Charlotte Cory, a London-based writer and artist, was tasked by the BBC to create a bicentennial celebration of the birth of the writer Charlotte Brontë. As she considered different approaches, Cory had the idea: What if Brontë visited the Sir John Soane’s Museum—a residence that has not changed since Brontë’s lifetime—and we could hold the exhibit there, in a space that looks and feels like her century and where she could have actually spent time. Cory began searching the ancient visitor logs for Brontë’s signature. “With mounting excitement, I combed the columns of signatures, knowing that maybe, maybe on the next page I might possibly find [hers].”10 But after many hours, there was nothing. “I cannot describe the disappointment with which I finally closed the tantalizing tomes and admitted defeat.” Discouraged, Cory was headed for home when she had a new idea: “[M]y heart leaped. It looks as if Charlotte Brontë did not visit the Soane, but why not bring her here for her bicentenary? She did not come, but she should have … so why not bring her to London again and give her another chance to enjoy the best of what the city has to offer? What better two-hundredth birthday present for a writer who has stood the test of time than a visit at long last to this timeless place?”11

Bricolage can help you achieve your goals, sometimes even seemingly out of nothing. Here are some approaches to help you get started.

  1. Ask yourself if there is a creative way to get started on your task now. You may not have the resources for an entire project, but what could you do today with the resources you do have? For example, Nathan encourages his students to draw pictures of their ideas and show them to customers to get feedback before they spend a cent. Likewise, how could you start learning today? Many resources are available online or in libraries for free.

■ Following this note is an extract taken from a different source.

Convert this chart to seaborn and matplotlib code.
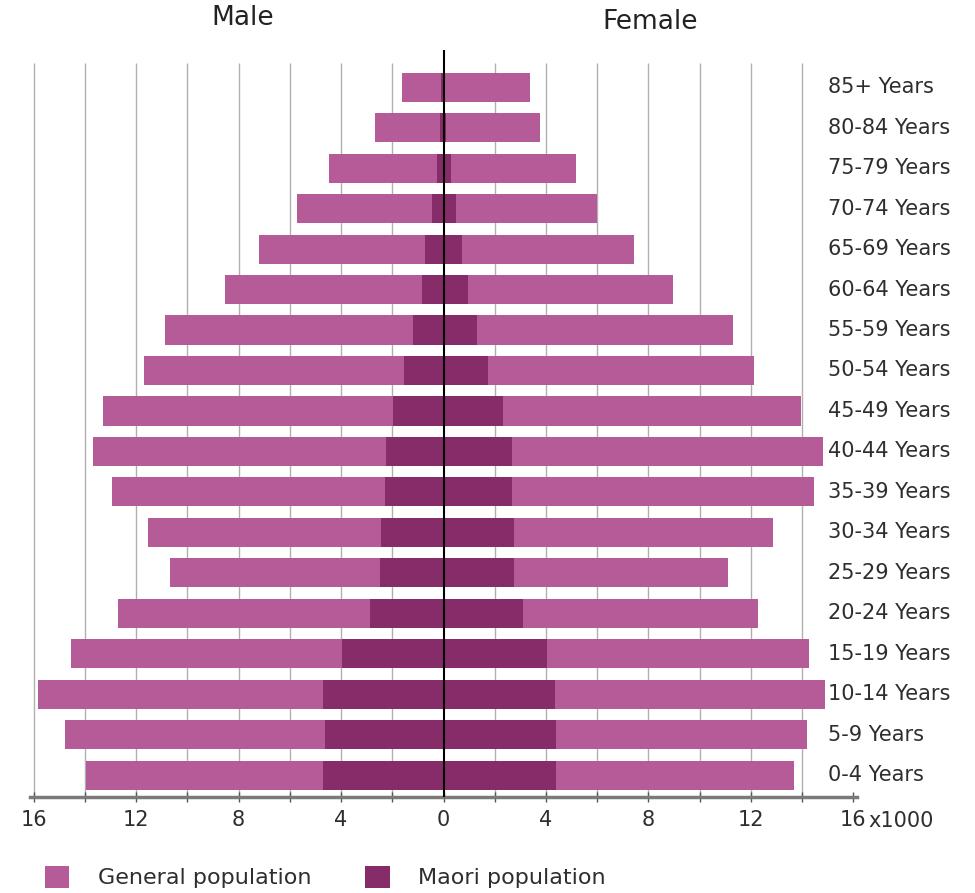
import numpy as np
import pandas as pd
import matplotlib
matplotlib.use("Agg")
import matplotlib.pyplot as plt
import matplotlib.transforms as mtransforms
from matplotlib.patches import Patch
import seaborn as sns

# ---- data (thousands) ----
ages = ["85+ Years", "80-84 Years", "75-79 Years", "70-74 Years", "65-69 Years",
        "60-64 Years", "55-59 Years", "50-54 Years", "45-49 Years", "40-44 Years",
        "35-39 Years", "30-34 Years", "25-29 Years", "20-24 Years", "15-19 Years",
        "10-14 Years", "5-9 Years", "0-4 Years"]
male_general = [1.62, 2.69, 4.49, 5.73, 7.19, 8.53, 10.87, 11.68, 13.30, 13.67,
                12.95, 11.55, 10.70, 12.70, 14.54, 15.84, 14.78, 13.96]
male_maori = [0.08, 0.12, 0.26, 0.45, 0.72, 0.84, 1.20, 1.56, 1.99, 2.25,
              2.30, 2.45, 2.47, 2.89, 3.95, 4.69, 4.62, 4.69]
female_general = [3.37, 3.77, 5.17, 6.00, 7.43, 8.98, 11.32, 12.12, 13.96, 14.84,
                  14.48, 12.85, 11.11, 12.27, 14.28, 14.89, 14.20, 13.68]
female_maori = [0.06, 0.10, 0.31, 0.50, 0.71, 0.96, 1.31, 1.73, 2.32, 2.67,
                2.67, 2.77, 2.77, 3.12, 4.05, 4.37, 4.39, 4.39]
tick_values = [-16, -12, -8, -4, 0, 4, 8, 12, 16]
tick_labels = ["16", "12", "8", "4", "0", "4", "8", "12", "16"]
unit_label = "x1000"
legend_labels = ["General population", "Maori population"]

GEN = "#B55C98"
MAO = "#862C68"
TXT = "#2E2E2E"

sns.set_style("white")
plt.rcParams["font.family"] = ["DejaVu Sans"]

df = pd.DataFrame({
    "age": ages,
    "male_general": -np.array(male_general),
    "male_maori": -np.array(male_maori),
    "female_general": np.array(female_general),
    "female_maori": np.array(female_maori),
})

fig = plt.figure(figsize=(9.75, 8.93), dpi=100)
ax = fig.add_axes([30 / 975, 1 - 797 / 893, 827 / 975, 747 / 893])

ylo, yhi = 17.54, -0.92
gx = np.arange(-16, 15, 2)
ax.vlines(gx[gx != 0], ymin=ylo, ymax=-0.59, color="#B0B0B0", lw=1, zorder=0)

for col, c in [("male_general", GEN), ("female_general", GEN),
               ("male_maori", MAO), ("female_maori", MAO)]:
    sns.barplot(data=df, x=col, y="age", order=ages, color=c, saturation=1,
                width=0.72, orient="h", ax=ax, zorder=2, linewidth=0,
                edgecolor="none")

ax.axvline(0, color="black", lw=1.5, zorder=5)

ax.set_xlim(-16.15, 16.15)
ax.set_ylim(ylo, yhi)
ax.set_xlabel("")
ax.set_ylabel("")
ax.set_yticks([])
for s in ["top", "left", "right"]:
    ax.spines[s].set_visible(False)
ax.spines["bottom"].set_color("#7A7A7A")
ax.spines["bottom"].set_linewidth(2.5)

ax.set_xticks(tick_values)
ax.set_xticklabels(tick_labels)
ax.set_xticks(np.arange(-16, 17, 2), minor=True)
ax.tick_params(axis="x", which="both", direction="inout", length=7, width=1,
               color="#555555", labelsize=15, labelcolor=TXT, pad=6, bottom=True)

trans = mtransforms.blended_transform_factory(ax.transData, ax.transAxes)
ax.text(16.58, -24 / 747, unit_label, transform=trans, ha="left", va="center",
        fontsize=15, color=TXT)

for i, a in enumerate(ages):
    ax.text(15.0, i, a, ha="left", va="center", fontsize=15, color=TXT)

fig.text(243 / 975, 1 - 18 / 893, "Male", ha="center", va="center", fontsize=19, color="#222222")
fig.text(650 / 975, 1 - 22 / 893, "Female", ha="center", va="center", fontsize=19, color="#222222")

handles = [Patch(facecolor=GEN, edgecolor="none"), Patch(facecolor=MAO, edgecolor="none")]
fig.legend(handles, legend_labels, loc="center left", bbox_to_anchor=(45 / 975, 16 / 893),
           ncol=2, frameon=False, fontsize=16, handlelength=1.1, handleheight=1.2,
           handletextpad=1.3, columnspacing=2.4, borderpad=0, borderaxespad=0,
           labelcolor=TXT)

fig.savefig("out.png", dpi=100)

  2. Can you put yourself in a position where you can start learning by doing, rather than just thinking about your project? Learning by doing is incredibly powerful. One chef we interviewed, who has worked in some of the greatest Michelin-starred restaurants, got his start volunteering at a local restaurant to see if he liked being a chef. We learn the most by trying, so find a low-cost way to try.

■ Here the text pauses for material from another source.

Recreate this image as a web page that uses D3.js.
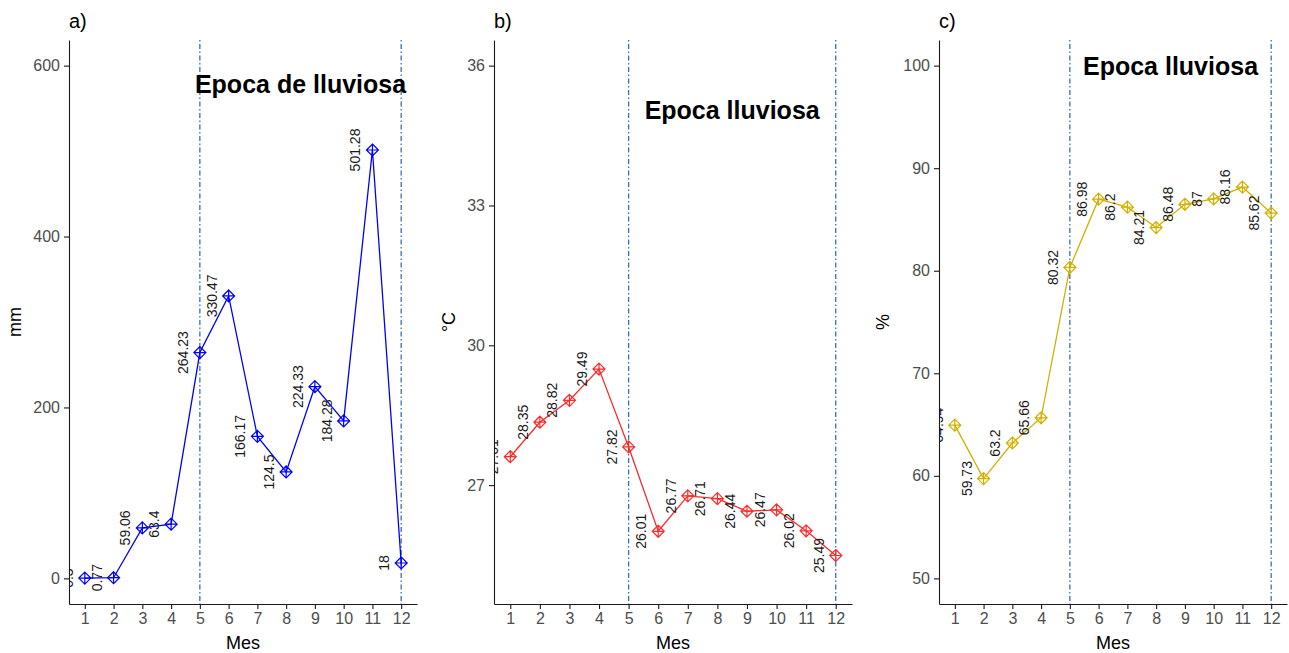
<!DOCTYPE html>
<html>
<head>
<meta charset="utf-8">
<script src="https://cdn.jsdelivr.net/npm/d3@7"></script>
<style>
	body { margin: 0; background: #fff; }
	svg { display: block; font-family: 'Liberation Sans', Arial, sans-serif; }
	.axis path, .axis line { stroke: #1a1a1a; stroke-width: 1.1px; }
	.axis text { fill: #4d4d4d; font-size: 16px; }
	.axis-title { fill: #000; font-size: 18px; }
	.panel-tag { fill: #000; font-size: 20px; }
	.season { fill: #000; font-size: 25px; font-weight: bold; }
	.value-label { fill: #1a1a1a; font-size: 14px; }
</style>
</head>
<body>
<svg id="chart" width="1289" height="653"></svg>
<script>

var months = [ 1, 2, 3, 4, 5, 6, 7, 8, 9, 10, 11, 12 ];

var precipitation = [ 0.3, 0.77, 59.06, 63.4, 264.23, 330.47, 166.17, 124.5, 224.33, 184.28, 501.28, 18 ];
var temperature = [ 27.61, 28.35, 28.82, 29.49, 27.82, 26.01, 26.77, 26.71, 26.44, 26.47, 26.02, 25.49 ];
var humidity = [ 64.94, 59.73, 63.2, 65.66, 80.32, 86.98, 86.2, 84.21, 86.48, 87, 88.16, 85.62 ];

var precipTicks = [ 0, 200, 400, 600 ];
var tempTicks = [ 27, 30, 33, 36 ];
var humidityTicks = [ 50, 60, 70, 80, 90, 100 ];

// start and end of the rainy season (months)
var seasonMonths = [ 5, 12 ];

var panels = [
	{ tag: 'a)', yTitle: 'mm', values: precipitation, ticks: precipTicks, limits: [ 0, 600 ],
		color: '#0000ff', note: 'Epoca de lluviosa', noteAt: [ 8.5, 578 ], left: 69, right: 417, titleGap: 54 },
	{ tag: 'b)', yTitle: '°C', values: temperature, ticks: tempTicks, limits: [ 25, 36 ],
		color: '#ff2a2a', note: 'Epoca lluviosa', noteAt: [ 8.5, 35.05 ], left: 494, right: 852, titleGap: 45 },
	{ tag: 'c)', yTitle: '%', values: humidity, ticks: humidityTicks, limits: [ 50, 100 ],
		color: '#d2b000', note: 'Epoca lluviosa', noteAt: [ 8.5, 100 ], left: 939, right: 1287, titleGap: 56 }
];

var plotTop = 40;
var plotBottom = 604;

var svg = d3.select( '#chart' );

// diamond with a plus inside (ggplot shape 9)
var marker = function ( r ) {
	return 'M0,' + ( -r ) + 'L' + r + ',0L0,' + r + 'L' + ( -r ) + ',0Z' +
		'M0,' + ( -r ) + 'V' + r + 'M' + ( -r ) + ',0H' + r;
};

panels.forEach( function ( p, idx ) {

	var xSpan = months[ months.length - 1 ] - months[0];
	var x = d3.scaleLinear()
		.domain( [ months[0] - xSpan * 0.05, months[ months.length - 1 ] + xSpan * 0.05 ] )
		.range( [ p.left, p.right ] );

	var ySpan = p.limits[1] - p.limits[0];
	var y = d3.scaleLinear()
		.domain( [ p.limits[0] - ySpan * 0.05, p.limits[1] + ySpan * 0.05 ] )
		.range( [ plotBottom, plotTop ] );

	var g = svg.append( 'g' );

	g.append( 'clipPath' )
		.attr( 'id', 'clip-' + idx )
		.append( 'rect' )
		.attr( 'x', p.left )
		.attr( 'y', plotTop )
		.attr( 'width', p.right - p.left )
		.attr( 'height', plotBottom - plotTop );

	var plot = g.append( 'g' ).attr( 'clip-path', 'url(#clip-' + idx + ')' );

	plot.selectAll( 'line.season-line' )
		.data( seasonMonths )
		.enter()
		.append( 'line' )
		.classed( 'season-line', true )
		.attr( 'x1', function ( d ) { return x( d ); } )
		.attr( 'x2', function ( d ) { return x( d ); } )
		.attr( 'y1', plotTop )
		.attr( 'y2', plotBottom )
		.attr( 'stroke', '#3a72ae' )
		.attr( 'stroke-width', 1.3 )
		.attr( 'stroke-dasharray', '1.5,2.5,5,2.5' );

	var data = months.map( function ( m, i ) {
		return { month: m, value: p.values[i] };
	} );

	var line = d3.line()
		.x( function ( d ) { return x( d.month ); } )
		.y( function ( d ) { return y( d.value ); } );

	plot.append( 'path' )
		.datum( data )
		.attr( 'd', line )
		.attr( 'fill', 'none' )
		.attr( 'stroke', p.color )
		.attr( 'stroke-width', 1.3 );

	plot.selectAll( 'path.pt' )
		.data( data )
		.enter()
		.append( 'path' )
		.classed( 'pt', true )
		.attr( 'd', marker( 6 ) )
		.attr( 'transform', function ( d ) { return 'translate(' + x( d.month ) + ',' + y( d.value ) + ')'; } )
		.attr( 'fill', 'none' )
		.attr( 'stroke', p.color )
		.attr( 'stroke-width', 1.2 );

	plot.selectAll( 'text.value-label' )
		.data( data )
		.enter()
		.append( 'text' )
		.classed( 'value-label', true )
		.attr( 'transform', function ( d ) {
			return 'translate(' + ( x( d.month ) - 17 ) + ',' + y( d.value ) + ') rotate(-90)';
		} )
		.attr( 'text-anchor', 'middle' )
		.attr( 'dy', '0.36em' )
		.text( function ( d ) { return d.value; } );

	plot.append( 'text' )
		.classed( 'season', true )
		.attr( 'x', x( p.noteAt[0] ) )
		.attr( 'y', y( p.noteAt[1] ) )
		.attr( 'text-anchor', 'middle' )
		.attr( 'dy', '0.36em' )
		.text( p.note );

	var xAxis = d3.axisBottom( x )
		.tickValues( months )
		.tickSize( 5 )
		.tickPadding( 4 )
		.tickSizeOuter( 0 );

	var yAxis = d3.axisLeft( y )
		.tickValues( p.ticks )
		.tickSize( 5 )
		.tickPadding( 4 )
		.tickSizeOuter( 0 );

	g.append( 'g' )
		.classed( 'axis', true )
		.attr( 'transform', 'translate(0,' + plotBottom + ')' )
		.call( xAxis );

	g.append( 'g' )
		.classed( 'axis', true )
		.attr( 'transform', 'translate(' + p.left + ',0)' )
		.call( yAxis );

	g.append( 'text' )
		.classed( 'axis-title', true )
		.attr( 'x', ( p.left + p.right ) / 2 )
		.attr( 'y', 643 )
		.attr( 'text-anchor', 'middle' )
		.attr( 'dy', '0.36em' )
		.text( 'Mes' );

	g.append( 'text' )
		.classed( 'axis-title', true )
		.attr( 'transform', 'translate(' + ( p.left - p.titleGap ) + ',' + ( ( plotTop + plotBottom ) / 2 ) + ') rotate(-90)' )
		.attr( 'text-anchor', 'middle' )
		.attr( 'dy', '0.36em' )
		.text( p.yTitle );

	g.append( 'text' )
		.classed( 'panel-tag', true )
		.attr( 'x', p.left )
		.attr( 'y', 28 )
		.text( p.tag );

} );

</script>
</body>
</html>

  3. One of Nathan’s colleagues teaches entrepreneurship in some of the poorest countries in the world. Class starts with a trading game where students try to exchange a rock for something better, then trade that for something yet better. After many trades, one entrepreneur turned a rock into a chicken that laid eggs he could sell. Many of us are fortunate to have more valuable things we can trade into something else. Like the chef in the previous exercise, could you trade your time to start learning today?
  4. Cory’s bricolage example is liberating because she created something out of nothing. Inspired by her Brontë exhibit, we asked ourselves, Could we invent something for a similar effect? We landed on the idea of writing imaginary endorsements for this book, such as “The book Steve Jobs would love if he had read it,” and “The book that inspired Eliza Hamilton to cofound her pioneering orphanage.” Maybe a similar creative activity could kick-start your imagination.